## Task statement
Take every line where the string "diagram" appears and copy it.

-- START Data section --

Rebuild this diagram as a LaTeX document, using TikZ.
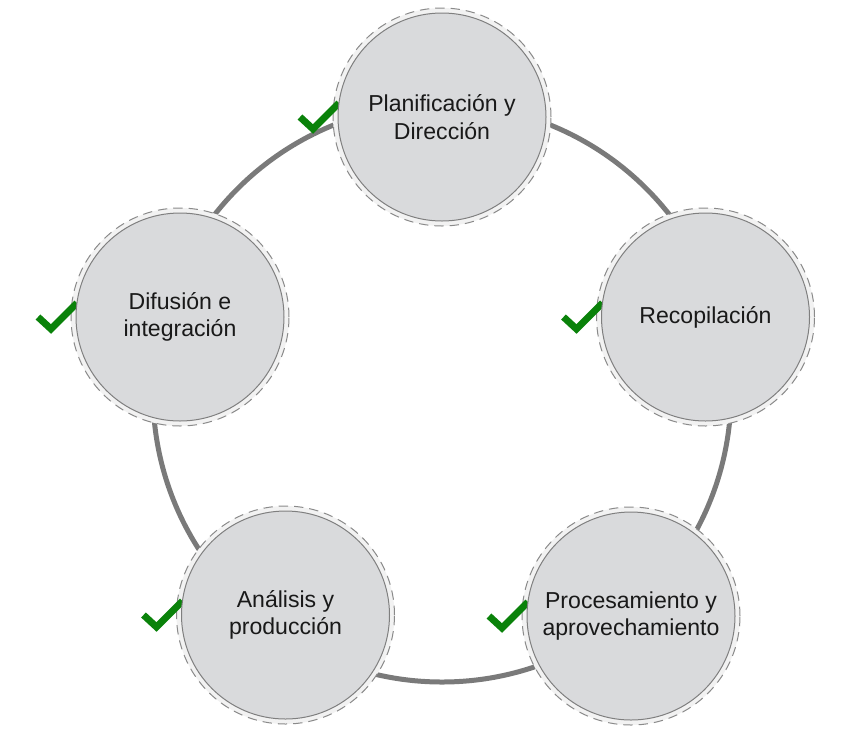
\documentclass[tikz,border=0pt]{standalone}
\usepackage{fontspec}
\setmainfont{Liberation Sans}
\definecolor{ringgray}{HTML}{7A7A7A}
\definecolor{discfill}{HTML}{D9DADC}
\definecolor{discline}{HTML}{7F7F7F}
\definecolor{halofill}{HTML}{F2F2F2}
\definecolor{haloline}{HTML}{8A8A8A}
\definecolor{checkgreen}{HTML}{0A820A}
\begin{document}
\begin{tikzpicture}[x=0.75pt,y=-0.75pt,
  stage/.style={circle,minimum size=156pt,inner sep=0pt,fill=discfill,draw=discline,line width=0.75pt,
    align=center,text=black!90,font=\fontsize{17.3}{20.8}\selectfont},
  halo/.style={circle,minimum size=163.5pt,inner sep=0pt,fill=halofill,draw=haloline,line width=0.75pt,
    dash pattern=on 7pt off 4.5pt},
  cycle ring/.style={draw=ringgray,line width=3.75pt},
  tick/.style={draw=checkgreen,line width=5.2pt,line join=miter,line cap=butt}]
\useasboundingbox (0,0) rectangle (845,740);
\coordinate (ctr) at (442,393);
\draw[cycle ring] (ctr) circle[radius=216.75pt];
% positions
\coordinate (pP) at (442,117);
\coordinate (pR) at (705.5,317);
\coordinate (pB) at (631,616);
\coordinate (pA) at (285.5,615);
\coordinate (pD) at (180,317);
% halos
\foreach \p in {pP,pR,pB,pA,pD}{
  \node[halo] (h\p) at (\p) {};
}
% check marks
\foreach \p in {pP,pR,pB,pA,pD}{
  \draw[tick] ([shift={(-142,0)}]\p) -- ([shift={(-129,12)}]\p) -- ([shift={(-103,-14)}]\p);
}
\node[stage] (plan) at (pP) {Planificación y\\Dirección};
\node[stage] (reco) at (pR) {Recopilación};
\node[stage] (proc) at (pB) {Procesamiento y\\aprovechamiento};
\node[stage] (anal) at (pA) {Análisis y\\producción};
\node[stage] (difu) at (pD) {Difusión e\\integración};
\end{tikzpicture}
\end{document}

-- END Data section --
-- START Data section --

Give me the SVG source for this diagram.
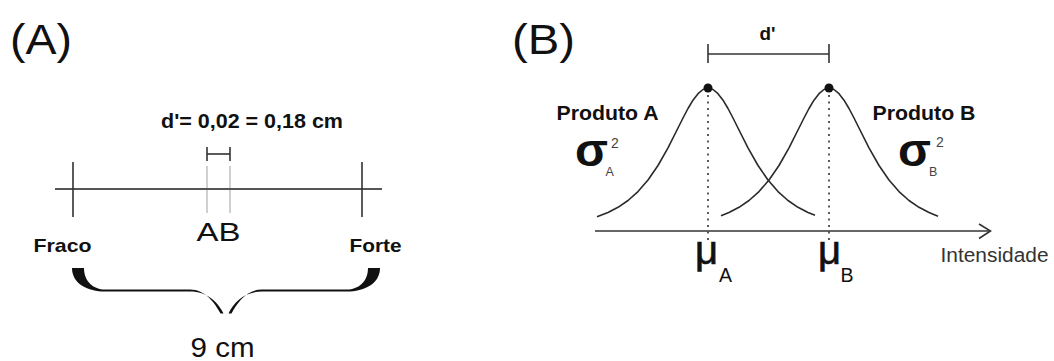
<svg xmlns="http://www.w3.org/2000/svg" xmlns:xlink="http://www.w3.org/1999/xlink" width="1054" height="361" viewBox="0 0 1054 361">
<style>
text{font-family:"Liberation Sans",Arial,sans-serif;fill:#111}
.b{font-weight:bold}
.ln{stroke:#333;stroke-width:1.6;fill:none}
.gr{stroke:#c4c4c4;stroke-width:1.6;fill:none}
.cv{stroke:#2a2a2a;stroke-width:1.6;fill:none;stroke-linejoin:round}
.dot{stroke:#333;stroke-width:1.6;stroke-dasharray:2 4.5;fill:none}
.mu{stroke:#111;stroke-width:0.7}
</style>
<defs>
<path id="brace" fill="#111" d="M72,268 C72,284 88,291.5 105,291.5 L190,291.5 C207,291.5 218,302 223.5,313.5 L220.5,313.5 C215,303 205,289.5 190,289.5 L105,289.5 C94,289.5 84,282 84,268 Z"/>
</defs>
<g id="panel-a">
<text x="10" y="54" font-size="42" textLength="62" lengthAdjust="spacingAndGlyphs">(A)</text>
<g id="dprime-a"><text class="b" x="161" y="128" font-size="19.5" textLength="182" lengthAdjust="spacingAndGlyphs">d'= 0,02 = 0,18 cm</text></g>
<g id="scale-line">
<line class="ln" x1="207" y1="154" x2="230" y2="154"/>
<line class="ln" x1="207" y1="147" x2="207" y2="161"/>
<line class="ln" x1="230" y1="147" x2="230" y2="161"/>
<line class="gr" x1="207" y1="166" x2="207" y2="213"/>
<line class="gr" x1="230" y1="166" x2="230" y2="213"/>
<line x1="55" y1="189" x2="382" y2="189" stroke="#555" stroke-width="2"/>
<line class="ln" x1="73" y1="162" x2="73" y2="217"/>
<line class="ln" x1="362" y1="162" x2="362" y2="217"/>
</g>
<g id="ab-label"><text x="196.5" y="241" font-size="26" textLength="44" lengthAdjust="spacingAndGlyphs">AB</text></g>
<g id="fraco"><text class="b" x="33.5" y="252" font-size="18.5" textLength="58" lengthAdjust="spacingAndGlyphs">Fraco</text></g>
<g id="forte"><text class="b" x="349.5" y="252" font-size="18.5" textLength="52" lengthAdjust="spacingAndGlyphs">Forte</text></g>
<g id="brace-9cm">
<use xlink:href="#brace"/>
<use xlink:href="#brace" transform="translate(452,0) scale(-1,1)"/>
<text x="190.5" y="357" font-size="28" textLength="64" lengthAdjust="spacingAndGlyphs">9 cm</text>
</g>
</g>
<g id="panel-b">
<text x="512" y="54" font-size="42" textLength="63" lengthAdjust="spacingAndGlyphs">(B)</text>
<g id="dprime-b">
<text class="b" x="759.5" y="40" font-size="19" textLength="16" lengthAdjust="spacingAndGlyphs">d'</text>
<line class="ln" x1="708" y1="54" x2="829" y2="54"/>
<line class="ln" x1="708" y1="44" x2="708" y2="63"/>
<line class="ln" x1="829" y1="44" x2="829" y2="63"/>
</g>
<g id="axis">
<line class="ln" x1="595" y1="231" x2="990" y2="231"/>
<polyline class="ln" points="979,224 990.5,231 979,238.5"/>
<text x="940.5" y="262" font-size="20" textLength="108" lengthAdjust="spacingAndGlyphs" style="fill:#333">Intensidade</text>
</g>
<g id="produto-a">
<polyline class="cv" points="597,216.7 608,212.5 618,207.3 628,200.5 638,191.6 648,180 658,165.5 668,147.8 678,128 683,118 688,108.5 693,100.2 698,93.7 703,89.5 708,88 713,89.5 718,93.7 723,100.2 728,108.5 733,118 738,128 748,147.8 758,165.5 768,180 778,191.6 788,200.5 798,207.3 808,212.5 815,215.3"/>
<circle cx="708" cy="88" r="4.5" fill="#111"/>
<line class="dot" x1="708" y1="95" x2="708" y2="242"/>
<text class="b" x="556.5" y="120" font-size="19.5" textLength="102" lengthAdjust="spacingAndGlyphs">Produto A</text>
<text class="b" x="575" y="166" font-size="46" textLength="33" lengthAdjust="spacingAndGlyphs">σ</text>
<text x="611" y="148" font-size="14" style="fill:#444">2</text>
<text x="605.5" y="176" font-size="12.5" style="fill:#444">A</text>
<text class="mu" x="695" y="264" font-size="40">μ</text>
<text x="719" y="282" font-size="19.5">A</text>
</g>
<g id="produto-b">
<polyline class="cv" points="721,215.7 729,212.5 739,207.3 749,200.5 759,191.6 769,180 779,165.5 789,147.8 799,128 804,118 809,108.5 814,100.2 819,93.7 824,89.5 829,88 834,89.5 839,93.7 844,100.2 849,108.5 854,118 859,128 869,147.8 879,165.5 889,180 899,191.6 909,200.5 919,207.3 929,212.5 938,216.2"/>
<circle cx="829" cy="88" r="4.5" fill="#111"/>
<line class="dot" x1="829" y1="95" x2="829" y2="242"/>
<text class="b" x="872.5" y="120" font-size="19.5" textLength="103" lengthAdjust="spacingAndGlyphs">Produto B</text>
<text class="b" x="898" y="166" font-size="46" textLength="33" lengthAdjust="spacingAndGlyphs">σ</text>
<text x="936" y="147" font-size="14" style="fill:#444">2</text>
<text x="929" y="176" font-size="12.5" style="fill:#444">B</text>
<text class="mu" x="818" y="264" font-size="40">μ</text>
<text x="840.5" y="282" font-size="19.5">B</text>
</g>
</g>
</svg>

-- END Data section --

## Exercise solution
Rebuild this diagram as a LaTeX document, using TikZ.
Give me the SVG source for this diagram.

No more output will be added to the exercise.